-- WRITTEN INSTRUCTION --
Give an exact copy of every line, leaving images out.

-- INFORMATION SHOWN --
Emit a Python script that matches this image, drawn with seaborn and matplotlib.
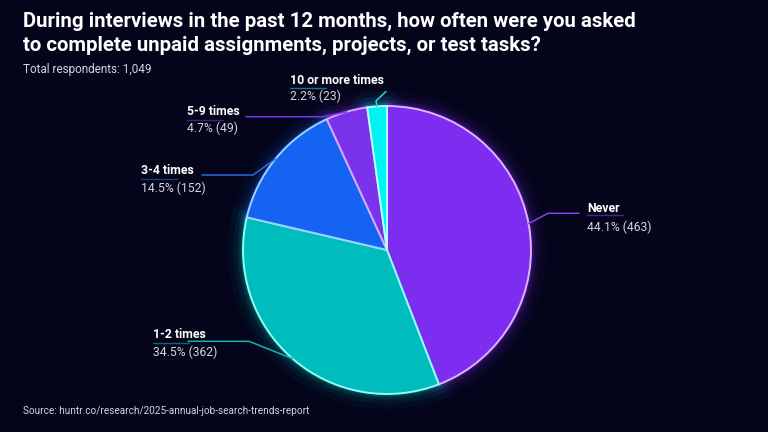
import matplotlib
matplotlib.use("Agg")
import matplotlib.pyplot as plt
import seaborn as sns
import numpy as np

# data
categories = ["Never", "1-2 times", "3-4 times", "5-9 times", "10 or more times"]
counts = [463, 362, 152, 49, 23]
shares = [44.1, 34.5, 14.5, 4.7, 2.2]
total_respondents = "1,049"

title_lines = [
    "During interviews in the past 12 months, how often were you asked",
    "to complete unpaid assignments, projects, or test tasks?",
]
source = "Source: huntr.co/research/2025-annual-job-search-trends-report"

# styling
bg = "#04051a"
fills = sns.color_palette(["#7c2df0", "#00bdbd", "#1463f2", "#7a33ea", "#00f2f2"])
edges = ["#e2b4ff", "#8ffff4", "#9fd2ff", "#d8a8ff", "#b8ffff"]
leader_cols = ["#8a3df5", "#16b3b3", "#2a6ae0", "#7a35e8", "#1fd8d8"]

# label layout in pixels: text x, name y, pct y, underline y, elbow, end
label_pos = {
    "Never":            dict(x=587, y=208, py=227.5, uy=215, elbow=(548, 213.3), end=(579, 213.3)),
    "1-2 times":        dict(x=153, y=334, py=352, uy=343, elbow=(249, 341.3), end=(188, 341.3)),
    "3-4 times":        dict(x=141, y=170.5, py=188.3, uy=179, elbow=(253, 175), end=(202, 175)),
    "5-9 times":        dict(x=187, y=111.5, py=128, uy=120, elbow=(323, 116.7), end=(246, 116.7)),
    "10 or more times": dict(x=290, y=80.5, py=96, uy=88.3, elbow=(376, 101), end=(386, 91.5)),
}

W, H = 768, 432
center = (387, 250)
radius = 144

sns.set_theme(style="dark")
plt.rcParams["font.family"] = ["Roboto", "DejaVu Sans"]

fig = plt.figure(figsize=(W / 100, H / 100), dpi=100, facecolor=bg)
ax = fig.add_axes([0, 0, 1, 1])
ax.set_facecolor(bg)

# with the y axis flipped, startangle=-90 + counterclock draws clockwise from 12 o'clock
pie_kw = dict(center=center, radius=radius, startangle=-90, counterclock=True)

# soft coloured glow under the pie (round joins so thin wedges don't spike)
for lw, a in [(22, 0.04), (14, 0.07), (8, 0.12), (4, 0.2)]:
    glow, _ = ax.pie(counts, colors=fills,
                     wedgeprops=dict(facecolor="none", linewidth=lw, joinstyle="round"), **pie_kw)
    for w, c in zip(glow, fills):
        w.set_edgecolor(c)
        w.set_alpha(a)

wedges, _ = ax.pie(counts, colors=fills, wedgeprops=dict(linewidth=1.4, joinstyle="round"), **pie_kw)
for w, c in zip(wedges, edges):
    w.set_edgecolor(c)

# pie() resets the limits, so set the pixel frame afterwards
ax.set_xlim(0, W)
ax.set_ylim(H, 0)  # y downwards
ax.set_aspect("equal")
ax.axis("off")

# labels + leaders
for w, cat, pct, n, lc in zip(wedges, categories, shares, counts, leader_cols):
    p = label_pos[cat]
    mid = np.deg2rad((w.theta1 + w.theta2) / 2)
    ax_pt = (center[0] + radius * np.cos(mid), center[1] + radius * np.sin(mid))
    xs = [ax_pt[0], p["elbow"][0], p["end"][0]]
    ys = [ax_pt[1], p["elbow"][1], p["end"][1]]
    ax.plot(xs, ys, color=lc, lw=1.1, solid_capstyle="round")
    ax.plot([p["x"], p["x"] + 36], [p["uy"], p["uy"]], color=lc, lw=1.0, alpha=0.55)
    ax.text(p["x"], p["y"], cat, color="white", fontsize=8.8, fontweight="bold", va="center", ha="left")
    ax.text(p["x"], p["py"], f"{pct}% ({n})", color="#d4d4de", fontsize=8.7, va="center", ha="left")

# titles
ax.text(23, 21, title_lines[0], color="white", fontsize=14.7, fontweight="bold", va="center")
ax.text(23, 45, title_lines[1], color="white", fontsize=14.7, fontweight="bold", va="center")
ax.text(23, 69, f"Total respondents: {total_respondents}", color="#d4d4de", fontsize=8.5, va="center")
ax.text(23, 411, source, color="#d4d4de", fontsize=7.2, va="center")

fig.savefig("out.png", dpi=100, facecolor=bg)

-- FINAL RESULT --
Emit a Python script that matches this image, drawn with seaborn and matplotlib.
import matplotlib
matplotlib.use("Agg")
import matplotlib.pyplot as plt
import seaborn as sns
import numpy as np

# data
categories = ["Never", "1-2 times", "3-4 times", "5-9 times", "10 or more times"]
counts = [463, 362, 152, 49, 23]
shares = [44.1, 34.5, 14.5, 4.7, 2.2]
total_respondents = "1,049"

title_lines = [
    "During interviews in the past 12 months, how often were you asked",
    "to complete unpaid assignments, projects, or test tasks?",
]
source = "Source: huntr.co/research/2025-annual-job-search-trends-report"

# styling
bg = "#04051a"
fills = sns.color_palette(["#7c2df0", "#00bdbd", "#1463f2", "#7a33ea", "#00f2f2"])
edges = ["#e2b4ff", "#8ffff4", "#9fd2ff", "#d8a8ff", "#b8ffff"]
leader_cols = ["#8a3df5", "#16b3b3", "#2a6ae0", "#7a35e8", "#1fd8d8"]

# label layout in pixels: text x, name y, pct y, underline y, elbow, end
label_pos = {
    "Never":            dict(x=587, y=208, py=227.5, uy=215, elbow=(548, 213.3), end=(579, 213.3)),
    "1-2 times":        dict(x=153, y=334, py=352, uy=343, elbow=(249, 341.3), end=(188, 341.3)),
    "3-4 times":        dict(x=141, y=170.5, py=188.3, uy=179, elbow=(253, 175), end=(202, 175)),
    "5-9 times":        dict(x=187, y=111.5, py=128, uy=120, elbow=(323, 116.7), end=(246, 116.7)),
    "10 or more times": dict(x=290, y=80.5, py=96, uy=88.3, elbow=(376, 101), end=(386, 91.5)),
}

W, H = 768, 432
center = (387, 250)
radius = 144

sns.set_theme(style="dark")
plt.rcParams["font.family"] = ["Roboto", "DejaVu Sans"]

fig = plt.figure(figsize=(W / 100, H / 100), dpi=100, facecolor=bg)
ax = fig.add_axes([0, 0, 1, 1])
ax.set_facecolor(bg)

# with the y axis flipped, startangle=-90 + counterclock draws clockwise from 12 o'clock
pie_kw = dict(center=center, radius=radius, startangle=-90, counterclock=True)

# soft coloured glow under the pie (round joins so thin wedges don't spike)
for lw, a in [(22, 0.04), (14, 0.07), (8, 0.12), (4, 0.2)]:
    glow, _ = ax.pie(counts, colors=fills,
                     wedgeprops=dict(facecolor="none", linewidth=lw, joinstyle="round"), **pie_kw)
    for w, c in zip(glow, fills):
        w.set_edgecolor(c)
        w.set_alpha(a)

wedges, _ = ax.pie(counts, colors=fills, wedgeprops=dict(linewidth=1.4, joinstyle="round"), **pie_kw)
for w, c in zip(wedges, edges):
    w.set_edgecolor(c)

# pie() resets the limits, so set the pixel frame afterwards
ax.set_xlim(0, W)
ax.set_ylim(H, 0)  # y downwards
ax.set_aspect("equal")
ax.axis("off")

# labels + leaders
for w, cat, pct, n, lc in zip(wedges, categories, shares, counts, leader_cols):
    p = label_pos[cat]
    mid = np.deg2rad((w.theta1 + w.theta2) / 2)
    ax_pt = (center[0] + radius * np.cos(mid), center[1] + radius * np.sin(mid))
    xs = [ax_pt[0], p["elbow"][0], p["end"][0]]
    ys = [ax_pt[1], p["elbow"][1], p["end"][1]]
    ax.plot(xs, ys, color=lc, lw=1.1, solid_capstyle="round")
    ax.plot([p["x"], p["x"] + 36], [p["uy"], p["uy"]], color=lc, lw=1.0, alpha=0.55)
    ax.text(p["x"], p["y"], cat, color="white", fontsize=8.8, fontweight="bold", va="center", ha="left")
    ax.text(p["x"], p["py"], f"{pct}% ({n})", color="#d4d4de", fontsize=8.7, va="center", ha="left")

# titles
ax.text(23, 21, title_lines[0], color="white", fontsize=14.7, fontweight="bold", va="center")
ax.text(23, 45, title_lines[1], color="white", fontsize=14.7, fontweight="bold", va="center")
ax.text(23, 69, f"Total respondents: {total_respondents}", color="#d4d4de", fontsize=8.5, va="center")
ax.text(23, 411, source, color="#d4d4de", fontsize=7.2, va="center")

fig.savefig("out.png", dpi=100, facecolor=bg)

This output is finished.